Mark Gruenberg of Press Associates, Inc., writes, "Bush's policies, and those of his business backers, produced the current Great Recession and high jobless rate that Obama inherited."

An alarming 6.5 million people - more than 44% of the jobless - have been unemployed more than six months. And besides that 9.7% figure, about 17.5% of the U.S. labor force is now made up of "discouraged" workers, Americans who the government classifies differently than others in unemployment statistics.

Dean Baker of the Center for Economic and Policy Research says, "There was an increase of 295,000 in the number of people involuntarily working part-time, pushing this measure near its recession peak. While we are seeing job growth, it is at a very slow pace. The average in the private sector over the last two months was just 66,000 jobs. With the public sector shedding jobs, we will need more rapid job growth just to stay even with the growth in the labor force."

Serious drops in wages as well as jobs were reported this month in a third BLS report, the County Employment and Wages report for the third quarter of last year. Employment dropped in 329 of the 334 largest counties in the nation - 98% of those counties. Also, the average weekly wage fell over the year by 0.1%, the first time there's been an over-the-year average weekly wage decline for three consecutive quarters.

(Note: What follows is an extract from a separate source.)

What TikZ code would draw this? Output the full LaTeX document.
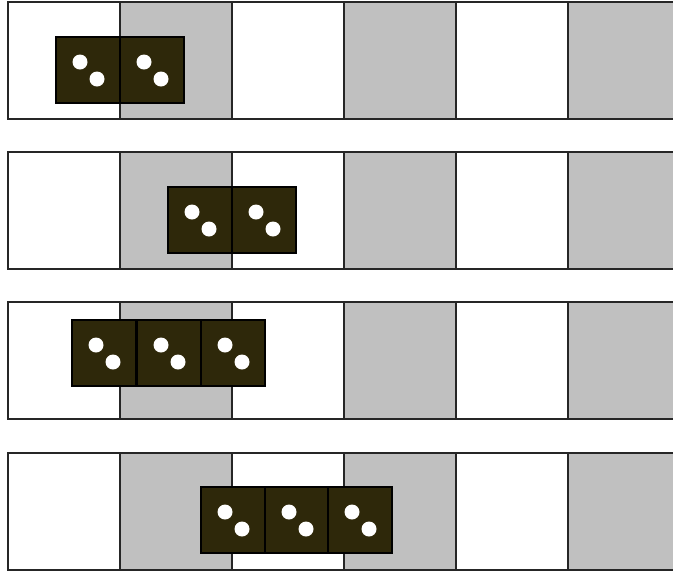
\documentclass[tikz,border=0pt]{standalone}
\definecolor{cellgray}{RGB}{192,192,192}
\definecolor{tiledark}{RGB}{46,40,10}
\tikzset{
  strip/.style={draw=black!85,line width=0.5pt},
  tile/.style={fill=tiledark,draw=black,line width=0.4pt},
  pip/.style={fill=white,draw=none}
}
\begin{document}
\begin{tikzpicture}[x=0.01cm,y=-0.01cm]
\useasboundingbox (0,0) rectangle (673,575);
\clip (0,0) rectangle (673,575);
\foreach \top in {2,152,302,453} {
  \foreach \c in {1,3,5}
    \fill[cellgray] (8+112*\c,\top) rectangle ++(112,117);
  \foreach \c in {1,...,5}
    \draw[strip] (8+112*\c,\top) -- ++(0,117);
  \draw[strip] (8,\top) rectangle (700,\top+117);
}
\foreach \x/\y in {56/37,120/37,168/187,232/187,72/320,137/320,201/320,201/487,265/487,328/487} {
  \draw[tile] (\x,\y) rectangle ++(64,66);
  \fill[pip] (\x+24,\y+25) circle (7.5);
  \fill[pip] (\x+41,\y+42) circle (7.5);
}
\end{tikzpicture}
\end{document}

The decline is one of just five such drops since the quarterly data were first compared in 1978, a span of 31 years and 123 quarters through the third quarter of 2009.

Breaking down the data by state, Illinois suffered a 5.7% loss of employers between September 2008 and September 2009, and over the same period endured a 1.2% drop in average weekly wages, the BLS shows.

Further detailing it by counties, downstate Illinois counties studied sustained serious employment and wage damage. For example, McLean County had a loss of 3.8% in employment in that span of time, and reported a comparable improvement of 2.2% in wages; Peoria County had a loss of 8.3% in employment then, and reported a slight decline of 0.9% in wages; Rock Island County had a loss of 7.1% in employment over that 12 months, and reported a terrible loss of 3.9% in wages; and Winnebago County had a loss of 9.3% in employment between September 2008 and September 2009, and reported a "less bad" drop of 0.1% in wages.

Still: Bad news for workers' pay continued through the recent data, too.

Baker adds, "Nominal wages fell in March for the sixth time since 1964. This is not a good sign for future income growth."